With the support of the Kenan-Flagler Business School and the Office of University Development, Carol Wolf is embarking on a journey to start a personal financial information initiative. 

The initiative came to mind after Wolf was supposed to teach a personal finance beat course for reporters, but ended up teaching a personal finance course instead. Wolf said that many students believed in her teaching method and nominated her for the Student Undergraduate Teaching and Staff Award, which she won in 2018.  

“It's basically an attempt to provide students an education on personal finance," Kelly Patch, a research collaborator in the School of Media and Journalism who took Wolf's course, said. 

Patch said he noticed in his personal experience that students will leave the University with an amazing education, but do not have the knowledge to know what to do with their salary once they get a job. He said he is grateful that the initiative will show students how to manage their money for their lives after college.

“I don't want them to have a car loan, I don't want them to have credit card debt," Wolf said. "They can have a mortgage. I know that sounds like a silly goal, but I really think debt is what destroys most households’ personal finances." 

Wolf said she wants to help students avoid getting into debt at all costs through the initiative. She also hopes students will go into their communities and help individuals in rural areas learn to better budget their own incomes. 

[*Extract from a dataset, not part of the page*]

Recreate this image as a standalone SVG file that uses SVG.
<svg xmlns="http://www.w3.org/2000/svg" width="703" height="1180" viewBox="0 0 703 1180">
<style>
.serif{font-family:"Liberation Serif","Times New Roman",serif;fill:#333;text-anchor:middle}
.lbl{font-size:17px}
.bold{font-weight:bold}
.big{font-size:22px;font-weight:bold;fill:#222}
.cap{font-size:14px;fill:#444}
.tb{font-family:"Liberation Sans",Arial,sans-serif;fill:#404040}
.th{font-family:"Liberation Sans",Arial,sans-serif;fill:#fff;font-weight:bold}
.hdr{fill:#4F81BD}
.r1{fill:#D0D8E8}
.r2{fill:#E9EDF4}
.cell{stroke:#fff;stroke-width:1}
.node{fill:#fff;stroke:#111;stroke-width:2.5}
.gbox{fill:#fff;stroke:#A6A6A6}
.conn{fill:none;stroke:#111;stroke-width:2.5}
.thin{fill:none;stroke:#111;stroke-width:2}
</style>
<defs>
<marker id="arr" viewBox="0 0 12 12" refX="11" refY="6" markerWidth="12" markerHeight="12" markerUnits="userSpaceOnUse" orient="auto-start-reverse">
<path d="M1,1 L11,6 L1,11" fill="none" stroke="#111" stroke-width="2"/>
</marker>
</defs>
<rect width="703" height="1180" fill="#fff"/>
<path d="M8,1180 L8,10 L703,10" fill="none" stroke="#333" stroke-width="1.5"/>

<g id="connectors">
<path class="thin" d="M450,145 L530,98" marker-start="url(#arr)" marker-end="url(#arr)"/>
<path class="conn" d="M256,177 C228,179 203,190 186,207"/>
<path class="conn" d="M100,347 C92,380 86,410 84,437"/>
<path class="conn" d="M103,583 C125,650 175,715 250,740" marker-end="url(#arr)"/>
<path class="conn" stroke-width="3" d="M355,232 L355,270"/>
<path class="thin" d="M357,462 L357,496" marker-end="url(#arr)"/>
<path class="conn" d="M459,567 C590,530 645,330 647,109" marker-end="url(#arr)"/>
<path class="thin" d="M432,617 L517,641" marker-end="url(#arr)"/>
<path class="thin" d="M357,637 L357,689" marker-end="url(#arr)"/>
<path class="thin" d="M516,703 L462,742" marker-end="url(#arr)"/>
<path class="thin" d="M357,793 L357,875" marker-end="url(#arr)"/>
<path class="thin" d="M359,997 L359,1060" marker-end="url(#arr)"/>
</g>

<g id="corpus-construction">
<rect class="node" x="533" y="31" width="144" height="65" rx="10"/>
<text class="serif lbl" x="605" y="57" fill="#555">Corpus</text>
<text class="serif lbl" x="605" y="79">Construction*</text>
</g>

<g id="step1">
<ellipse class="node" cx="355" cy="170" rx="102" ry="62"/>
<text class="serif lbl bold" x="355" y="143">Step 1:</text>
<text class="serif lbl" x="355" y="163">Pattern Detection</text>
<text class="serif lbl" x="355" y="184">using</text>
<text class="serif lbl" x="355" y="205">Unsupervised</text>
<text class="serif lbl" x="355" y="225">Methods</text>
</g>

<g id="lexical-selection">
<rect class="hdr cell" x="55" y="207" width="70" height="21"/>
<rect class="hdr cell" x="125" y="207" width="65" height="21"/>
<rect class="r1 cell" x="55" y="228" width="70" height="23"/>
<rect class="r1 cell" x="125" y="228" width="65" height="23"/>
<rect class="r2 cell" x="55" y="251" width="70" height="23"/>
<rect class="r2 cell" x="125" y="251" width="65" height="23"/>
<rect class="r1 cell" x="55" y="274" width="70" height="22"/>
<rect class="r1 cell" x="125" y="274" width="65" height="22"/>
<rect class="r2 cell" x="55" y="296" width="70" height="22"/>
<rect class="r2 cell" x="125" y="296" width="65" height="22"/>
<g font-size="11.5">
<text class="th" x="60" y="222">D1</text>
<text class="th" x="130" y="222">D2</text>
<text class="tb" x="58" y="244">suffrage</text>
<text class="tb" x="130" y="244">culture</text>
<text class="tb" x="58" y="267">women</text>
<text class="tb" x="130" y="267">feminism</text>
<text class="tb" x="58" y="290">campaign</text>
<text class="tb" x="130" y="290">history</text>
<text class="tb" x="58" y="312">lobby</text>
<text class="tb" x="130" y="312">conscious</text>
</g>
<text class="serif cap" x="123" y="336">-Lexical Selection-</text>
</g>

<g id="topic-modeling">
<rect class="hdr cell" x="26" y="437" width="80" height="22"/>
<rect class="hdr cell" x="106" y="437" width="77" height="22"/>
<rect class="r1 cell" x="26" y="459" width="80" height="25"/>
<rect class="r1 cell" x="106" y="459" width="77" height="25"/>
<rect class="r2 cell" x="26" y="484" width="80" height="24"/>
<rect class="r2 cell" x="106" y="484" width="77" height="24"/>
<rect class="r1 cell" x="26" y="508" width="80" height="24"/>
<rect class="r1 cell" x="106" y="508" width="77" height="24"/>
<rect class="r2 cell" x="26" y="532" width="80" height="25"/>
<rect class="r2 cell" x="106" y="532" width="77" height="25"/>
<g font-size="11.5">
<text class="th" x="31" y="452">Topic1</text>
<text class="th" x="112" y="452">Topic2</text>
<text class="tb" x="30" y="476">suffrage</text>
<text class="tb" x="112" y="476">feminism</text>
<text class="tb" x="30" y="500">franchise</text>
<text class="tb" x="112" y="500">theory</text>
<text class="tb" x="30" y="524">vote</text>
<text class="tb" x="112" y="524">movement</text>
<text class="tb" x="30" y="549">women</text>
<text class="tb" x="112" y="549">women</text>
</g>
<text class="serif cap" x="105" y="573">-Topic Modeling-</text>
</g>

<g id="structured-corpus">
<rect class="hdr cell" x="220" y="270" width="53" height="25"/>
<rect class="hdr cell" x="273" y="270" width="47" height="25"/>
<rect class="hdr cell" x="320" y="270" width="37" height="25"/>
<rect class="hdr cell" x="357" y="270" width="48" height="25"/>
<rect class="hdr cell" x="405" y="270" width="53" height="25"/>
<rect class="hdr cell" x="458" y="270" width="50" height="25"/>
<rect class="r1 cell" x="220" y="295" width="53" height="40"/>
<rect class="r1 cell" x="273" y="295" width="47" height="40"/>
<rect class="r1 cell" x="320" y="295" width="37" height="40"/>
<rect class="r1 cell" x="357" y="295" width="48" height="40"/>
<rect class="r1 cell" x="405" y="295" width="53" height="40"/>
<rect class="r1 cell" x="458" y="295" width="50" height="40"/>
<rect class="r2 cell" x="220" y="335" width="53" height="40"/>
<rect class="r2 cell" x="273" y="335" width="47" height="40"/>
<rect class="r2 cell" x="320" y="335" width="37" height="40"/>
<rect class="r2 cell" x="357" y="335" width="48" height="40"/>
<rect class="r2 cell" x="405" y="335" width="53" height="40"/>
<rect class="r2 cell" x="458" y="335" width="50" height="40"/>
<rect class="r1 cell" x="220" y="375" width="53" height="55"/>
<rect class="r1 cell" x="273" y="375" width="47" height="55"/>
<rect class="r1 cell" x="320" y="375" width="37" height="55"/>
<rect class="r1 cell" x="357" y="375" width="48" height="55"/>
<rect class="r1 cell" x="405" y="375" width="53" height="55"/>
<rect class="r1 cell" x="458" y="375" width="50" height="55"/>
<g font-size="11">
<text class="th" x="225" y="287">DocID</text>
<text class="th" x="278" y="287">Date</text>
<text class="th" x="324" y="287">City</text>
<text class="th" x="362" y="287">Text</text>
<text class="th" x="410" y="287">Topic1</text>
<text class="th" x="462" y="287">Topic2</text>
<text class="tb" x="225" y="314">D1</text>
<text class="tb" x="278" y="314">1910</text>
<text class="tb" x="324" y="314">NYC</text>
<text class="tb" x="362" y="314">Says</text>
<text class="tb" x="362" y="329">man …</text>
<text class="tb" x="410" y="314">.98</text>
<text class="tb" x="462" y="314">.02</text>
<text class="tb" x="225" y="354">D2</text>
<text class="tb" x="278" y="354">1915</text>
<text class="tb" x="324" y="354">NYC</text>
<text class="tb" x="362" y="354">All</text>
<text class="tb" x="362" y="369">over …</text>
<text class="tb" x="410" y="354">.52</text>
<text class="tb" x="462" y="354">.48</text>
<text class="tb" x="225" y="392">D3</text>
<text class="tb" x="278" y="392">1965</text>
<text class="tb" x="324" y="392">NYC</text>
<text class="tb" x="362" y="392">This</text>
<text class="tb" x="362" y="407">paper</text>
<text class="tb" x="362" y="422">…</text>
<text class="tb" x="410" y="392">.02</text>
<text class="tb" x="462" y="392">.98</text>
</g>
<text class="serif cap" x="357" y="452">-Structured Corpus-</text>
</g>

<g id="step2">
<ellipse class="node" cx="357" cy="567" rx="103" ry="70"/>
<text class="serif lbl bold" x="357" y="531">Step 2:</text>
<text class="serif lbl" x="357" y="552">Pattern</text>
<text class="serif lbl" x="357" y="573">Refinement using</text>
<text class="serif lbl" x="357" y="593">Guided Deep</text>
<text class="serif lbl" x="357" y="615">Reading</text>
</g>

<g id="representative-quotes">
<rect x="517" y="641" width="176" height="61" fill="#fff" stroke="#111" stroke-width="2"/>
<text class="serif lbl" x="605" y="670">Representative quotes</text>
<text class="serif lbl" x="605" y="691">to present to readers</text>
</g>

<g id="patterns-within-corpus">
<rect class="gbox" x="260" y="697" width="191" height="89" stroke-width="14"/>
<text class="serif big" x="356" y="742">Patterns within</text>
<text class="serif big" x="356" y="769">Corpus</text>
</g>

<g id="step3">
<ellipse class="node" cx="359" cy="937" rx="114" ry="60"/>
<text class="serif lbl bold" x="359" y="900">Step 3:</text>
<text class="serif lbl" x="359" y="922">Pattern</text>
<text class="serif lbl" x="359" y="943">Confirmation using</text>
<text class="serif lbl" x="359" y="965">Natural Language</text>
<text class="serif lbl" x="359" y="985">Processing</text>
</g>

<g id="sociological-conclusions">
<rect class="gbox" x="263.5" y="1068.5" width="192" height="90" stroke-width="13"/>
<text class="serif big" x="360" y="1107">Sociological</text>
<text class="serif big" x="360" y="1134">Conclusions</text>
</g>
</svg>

She said she plans to partner with the UNC Center for Health Promotion and Disease Prevention to set up workshops in these rural areas so students can then give one-on-one counseling to these families. 

“I think in terms of combating financial debt, this sounds like a good resource for keeping people's heads above water," said Sam Kirse, a junior psychology major.   

Many people do not think about how they are going to manage their money long-term, so Wolf — with help from colleagues David Hofmann, Carrie Harbinson, Kavita Hall and Mark Meares — plans to show students how to become financially successful by teaching them about resources available for future saving plans. 

Before becoming a professor at UNC, Wolf worked at Bloomberg News for 18 years, where she said she took confusing financial information and translated it so that the average consumer could understand it. She said that writing for an audience that wants to know what is going on but doesn't understand all of the businesses jargon helped her transition into teaching students. 

“She basically made it one of her personal missions to try and help as many kids as she could that went through the journalism school to understand how money works and how to be a good consumer in the United States,” Patch said.